St. Patrick’s Day: It’s not the kind of holiday that gives us the day off work, but Americans seem to love it. Even those with no trace of Irish in their veins like it. Maybe it’s just the green beer.

St. Patrick is credited with bringing Christianity to Ireland, stamping out the pagan practices of the natives. St. Patrick may be the one who first imported Christianity to Ireland or it may have been some other early priest, but Patrick is the one who caught on with the locals. This happened in the fifth century, so we’re not talking fleeting popularity.

The green flood

In the 19th century, America received a flood of Irish nationals fleeing poverty and the potato famine. Those immigrants are the forebears of a huge number of present-day Americans who tend to be proud of their ancestry. But during the 19th and early 20th centuries, Irish-Americans were regarded as lowlifes: pretty stupid and probably drunk. This led to a lot of Irish jokes.

Pretty stupid

1) Paddy was shaving when he knocked the mirror off the shelf and it fell to the floor where it cracked across the middle. Paddy gazed down in horror. “Bejabbers, I’ve cut me throat,” he gasped.
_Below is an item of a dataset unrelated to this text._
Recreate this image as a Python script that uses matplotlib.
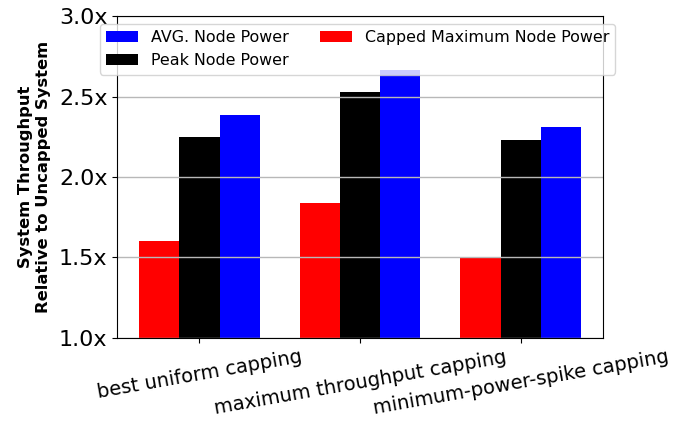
import matplotlib
matplotlib.use("Agg")
import matplotlib.pyplot as plt
import numpy as np

categories = ["best uniform capping", "maximum throughput capping", "minimum-power-spike capping"]
capped_max = [1.60, 1.84, 1.50]
peak = [2.25, 2.53, 2.23]
avg = [2.385, 2.665, 2.31]
yticks = [1.0, 1.5, 2.0, 2.5, 3.0]
ytick_labels = ["1.0x", "1.5x", "2.0x", "2.5x", "3.0x"]

fig = plt.figure(figsize=(6.73, 4.26), dpi=100)
ax = fig.add_axes([0.174, 0.2066, 0.722, 0.7558])

x = np.arange(len(categories))
w = 0.25
b_cap = ax.bar(x - w, capped_max, w, color="red", label="Capped Maximum Node Power")
b_peak = ax.bar(x, peak, w, color="black", label="Peak Node Power")
b_avg = ax.bar(x + w, avg, w, color="blue", label="AVG. Node Power")

ax.set_ylim(1.0, 3.0)
ax.set_yticks(yticks)
ax.set_yticklabels(ytick_labels, fontsize=16)
ax.set_xticks(x)
ax.set_xticklabels(categories, fontsize=14, rotation=10)
ax.yaxis.grid(True, color="#b8b8b8", linewidth=1)
ax.set_ylabel("System Throughput\nRelative to Uncapped System", fontsize=11.8,
              fontweight="bold", labelpad=6)

ax.legend(handles=[b_avg, b_peak, b_cap], ncol=2, fontsize=11.4,
          loc="upper left", bbox_to_anchor=(-0.035, 0.975), borderaxespad=0)

fig.savefig("out.png", dpi=100)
2) Paddy and Mick were nailing up the side of a wooden house. Mick noticed that Paddy was examining the nails and throwing away every other one.

“What’s wrong with the nails?” he asked.

“Sure and the heads are at the wrong end,” answered Paddy.
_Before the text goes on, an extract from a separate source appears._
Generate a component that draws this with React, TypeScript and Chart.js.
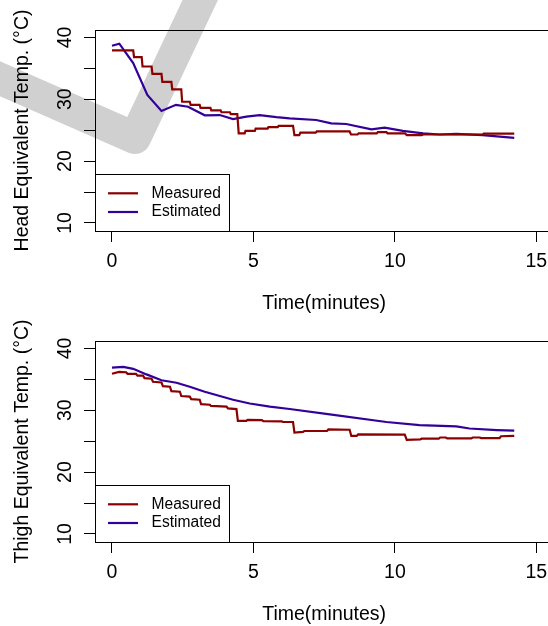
import React, { useEffect, useRef } from "react";
import { Chart, registerables } from "chart.js";

Chart.register(...registerables);

// ---------- data (time in minutes, temperature in °C) ----------
const headMeasured: [number, number][] = [
  [0, 37.9], [0.75, 37.9], [0.78, 36.8], [1.05, 36.8], [1.08, 35.3], [1.4, 35.3],
  [1.43, 34.1], [1.75, 34.1], [1.78, 32.8], [2.1, 32.8], [2.13, 31.6], [2.45, 31.6],
  [2.48, 29.6], [2.75, 29.6], [2.78, 29.1], [3.1, 29.1], [3.13, 28.6], [3.48, 28.6],
  [3.51, 28.2], [3.84, 28.2], [3.87, 27.9], [4.17, 27.9], [4.2, 27.6], [4.43, 27.6],
  [4.48, 24.5], [4.69, 24.5], [4.72, 24.9], [5.05, 24.9], [5.08, 25.25], [5.5, 25.25],
  [5.53, 25.5], [5.86, 25.5], [5.89, 25.7], [6.4, 25.7], [6.45, 24.2], [6.62, 24.2],
  [6.66, 24.6], [7.2, 24.6], [7.24, 24.8], [8.4, 24.8], [8.45, 24.3], [8.68, 24.3],
  [8.72, 24.5], [9.36, 24.5], [9.4, 24.7], [9.7, 24.7], [9.74, 24.5], [10.36, 24.5],
  [10.42, 24.2], [10.95, 24.2], [11.0, 24.3], [13.1, 24.3], [13.14, 24.45], [14.22, 24.45],
];
const headEstimated: [number, number][] = [
  [0, 38.65], [0.26, 38.98], [0.75, 35.85], [1.25, 30.7], [1.75, 28.1], [2.26, 29.1],
  [2.69, 28.8], [3.28, 27.4], [3.81, 27.45], [4.28, 26.8], [4.75, 27.2], [5.22, 27.45],
  [5.81, 27.1], [6.28, 26.9], [7.22, 26.65], [7.75, 26.1], [8.28, 26.0], [9.17, 25.15],
  [9.64, 25.4], [10.28, 24.9], [11.0, 24.5], [11.58, 24.3], [12.17, 24.4], [13.1, 24.2],
  [14.22, 23.75],
];
const thighMeasured: [number, number][] = [
  [0, 35.9], [0.25, 36.2], [0.5, 36.15], [0.55, 35.9], [0.85, 35.9], [0.9, 35.6],
  [1.1, 35.6], [1.15, 35.2], [1.4, 35.1], [1.45, 34.6], [1.75, 34.5], [1.8, 33.9],
  [2.05, 33.8], [2.1, 33.1], [2.4, 33.0], [2.45, 32.3], [2.75, 32.2], [2.8, 31.8],
  [3.1, 31.7], [3.15, 31.0], [3.46, 30.9], [3.5, 30.7], [4.05, 30.6], [4.1, 30.3],
  [4.4, 30.2], [4.45, 28.3], [4.75, 28.3], [4.8, 28.45], [5.3, 28.4], [5.35, 28.25],
  [6.0, 28.2], [6.05, 28.1], [6.4, 28.1], [6.45, 26.4], [6.75, 26.5], [6.8, 26.65],
  [7.6, 26.65], [7.65, 26.9], [8.4, 26.85], [8.46, 25.85], [8.65, 25.85], [8.7, 26.1],
  [10.35, 26.05], [10.42, 25.2], [10.9, 25.3], [10.95, 25.4], [11.55, 25.4], [11.6, 25.6],
  [11.8, 25.6], [11.85, 25.45], [12.7, 25.45], [12.75, 25.6], [13.0, 25.6], [13.05, 25.5],
  [13.7, 25.5], [13.75, 25.8], [14.22, 25.85],
];
const thighEstimated: [number, number][] = [
  [0, 36.9], [0.4, 37.0], [0.75, 36.7], [1.22, 35.8], [1.75, 34.85], [2.28, 34.45],
  [2.75, 33.8], [3.28, 33.0], [4.28, 31.7], [4.87, 31.1], [5.58, 30.6], [6.28, 30.2],
  [7.7, 29.35], [9.7, 28.1], [10.87, 27.6], [12.17, 27.4], [12.64, 27.05], [13.6, 26.8],
  [14.22, 26.7],
];

const seriesNames = ["Measured", "Estimated"];
const xTicks = [0, 5, 10, 15];
const yTicks = [10, 15, 20, 25, 30, 35, 40];
const yLabelTicks = [10, 20, 30, 40];
const xTitle = "Time(minutes)";
const yTitles = ["Head Equivalent Temp. (°C)", "Thigh Equivalent Temp. (°C)"];

// ---------- styling ----------
const RED = "#8b0000";
const BLUE = "#330099";
const FAMILY = '"Liberation Sans", Arial, Helvetica, sans-serif';
const FS = 19.5;
const CW = 560;
const CH = 320;

const rPlugin = {
  id: "rStyle",
  afterDraw(chart: any) {
    const { ctx, chartArea } = chart;
    const { left, top, right, bottom } = chartArea;
    ctx.save();
    // box top and right edges
    ctx.strokeStyle = "#000";
    ctx.lineWidth = 1;
    ctx.beginPath();
    ctx.moveTo(Math.round(left) + 0.5, Math.round(top) + 0.5);
    ctx.lineTo(Math.round(right) + 0.5, Math.round(top) + 0.5);
    ctx.lineTo(Math.round(right) + 0.5, Math.round(bottom) + 0.5);
    ctx.stroke();

    // rotated y tick labels
    const ys = chart.scales.y;
    ctx.fillStyle = "#000";
    ctx.font = `${FS}px ${FAMILY}`;
    ctx.textAlign = "center";
    ctx.textBaseline = "alphabetic";
    for (const v of yLabelTicks) {
      const py = ys.getPixelForValue(v);
      ctx.save();
      ctx.translate(left - 24.5, py);
      ctx.rotate(-Math.PI / 2);
      ctx.fillText(String(v), 0, 0);
      ctx.restore();
    }

    // legend box at bottom-left
    const lw = 134;
    const lh = 57;
    ctx.strokeStyle = "#000";
    ctx.lineWidth = 1;
    ctx.strokeRect(Math.round(left) + 0.5, Math.round(bottom - lh) + 0.5, lw, lh);
    const colors = [RED, BLUE];
    const rows = [bottom - 37.7, bottom - 19];
    ctx.font = `${FS * 0.8}px ${FAMILY}`;
    ctx.textAlign = "left";
    ctx.textBaseline = "middle";
    seriesNames.forEach((name, i) => {
      ctx.strokeStyle = colors[i];
      ctx.lineWidth = 2.2;
      ctx.beginPath();
      ctx.moveTo(left + 13, rows[i]);
      ctx.lineTo(left + 43, rows[i]);
      ctx.stroke();
      ctx.fillStyle = "#000";
      ctx.fillText(name, left + 56.5, rows[i]);
    });
    ctx.restore();
  },
};

function makeConfig(measured: [number, number][], estimated: [number, number][], yTitle: string): any {
  const font = { family: FAMILY, size: FS, lineHeight: 1.2 };
  return {
    type: "line",
    data: {
      datasets: [
        {
          label: seriesNames[0],
          data: measured.map(([x, y]) => ({ x, y })),
          borderColor: RED,
          borderWidth: 2.2,
          pointRadius: 0,
          tension: 0,
          fill: false,
        },
        {
          label: seriesNames[1],
          data: estimated.map(([x, y]) => ({ x, y })),
          borderColor: BLUE,
          borderWidth: 2.2,
          pointRadius: 0,
          tension: 0,
          fill: false,
        },
      ],
    },
    options: {
      animation: false,
      responsive: false,
      devicePixelRatio: 1,
      layout: { padding: { top: 30, right: 6.7, left: 0, bottom: 0 } },
      plugins: { legend: { display: false }, tooltip: { enabled: false } },
      scales: {
        x: {
          type: "linear",
          min: -0.6,
          max: 15.6,
          afterBuildTicks: (s: any) => {
            s.ticks = xTicks.map((v) => ({ value: v }));
          },
          afterFit: (s: any) => {
            s.height = CH - 231;
          },
          grid: { display: true, drawOnChartArea: false, drawTicks: true, tickLength: 11, color: "#000", lineWidth: 1 },
          border: { display: true, color: "#000", width: 1 },
          ticks: { font, color: "#000", padding: 7.8, maxRotation: 0, minRotation: 0, autoSkip: false, callback: (v: any) => String(v) },
          title: { display: true, text: xTitle, font, color: "#000", padding: { top: 0, bottom: 5.1 } },
        },
        y: {
          type: "linear",
          min: 8.7,
          max: 41.2,
          afterBuildTicks: (s: any) => {
            s.ticks = yTicks.map((v) => ({ value: v }));
          },
          afterFit: (s: any) => {
            s.width = 95;
          },
          grid: { display: true, drawOnChartArea: false, drawTicks: true, tickLength: 11, color: "#000", lineWidth: 1 },
          border: { display: true, color: "#000", width: 1 },
          ticks: { display: false },
          title: { display: true, text: yTitle, font, color: "#000", padding: { top: 10.7, bottom: 0 } },
        },
      },
    },
    plugins: [rPlugin],
  };
}

function Panel({ top, measured, estimated, yTitle }: { top: number; measured: [number, number][]; estimated: [number, number][]; yTitle: string }) {
  const ref = useRef<HTMLCanvasElement>(null);
  useEffect(() => {
    const chart = new Chart(ref.current as HTMLCanvasElement, makeConfig(measured, estimated, yTitle));
    return () => chart.destroy();
  }, []);
  return (
    <canvas
      ref={ref}
      width={CW}
      height={CH}
      style={{ position: "absolute", left: 0, top, width: CW, height: CH, zIndex: 1 }}
    />
  );
}

export default function App() {
  return (
    <div style={{ position: "fixed", left: 0, top: 0, width: 548, height: 626, overflow: "hidden", background: "#fff" }}>
      <svg width={548} height={626} style={{ position: "absolute", left: 0, top: 0, zIndex: 0 }}>
        <polyline
          points="-20,70 135,138 205,-10"
          fill="none"
          stroke="#d0d0d0"
          strokeWidth={32}
          strokeLinejoin="round"
        />
      </svg>
      <Panel top={0} measured={headMeasured} estimated={headEstimated} yTitle={yTitles[0]} />
      <Panel top={311} measured={thighMeasured} estimated={thighEstimated} yTitle={yTitles[1]} />
    </div>
  );
}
“You idiot,” said Mick. “Can’t you see they’re for the other side of the house?”

Probably drunk

1) Why did God invent whiskey? So the Irish would never rule the world.

2) An Irishman walks into a pub. “Give me three pints of Guinness, please.”

So the bartender brings him three pints and the man proceeds to alternately sip one, then the other, then the third, until they’re gone. He then orders three more.

The bartender says, “Sir, you probably like them cold. You don’t have to order three at a time. I can keep an eye on it, and when you get low I’ll bring you a fresh cold one.”

“You don’t understand,” said the customer. “I have two brothers, one in Australia and one back in the old country. We made a vow to each other that every Saturday night we’d still drink together. So right now, my brothers have three Guinness, too, and we’re drinking together.

The bartender thought that was a wonderful tradition.

Every week the man came in and ordered three beers. Then one week he came in and ordered only two. He drank them and then ordered two more.

The bartender said to him, “I know what your tradition is, and I’d just like to say that I’m sorry that one of your brothers died.”

The man said, “Oh, me brothers are fine, but I just quit drinking.”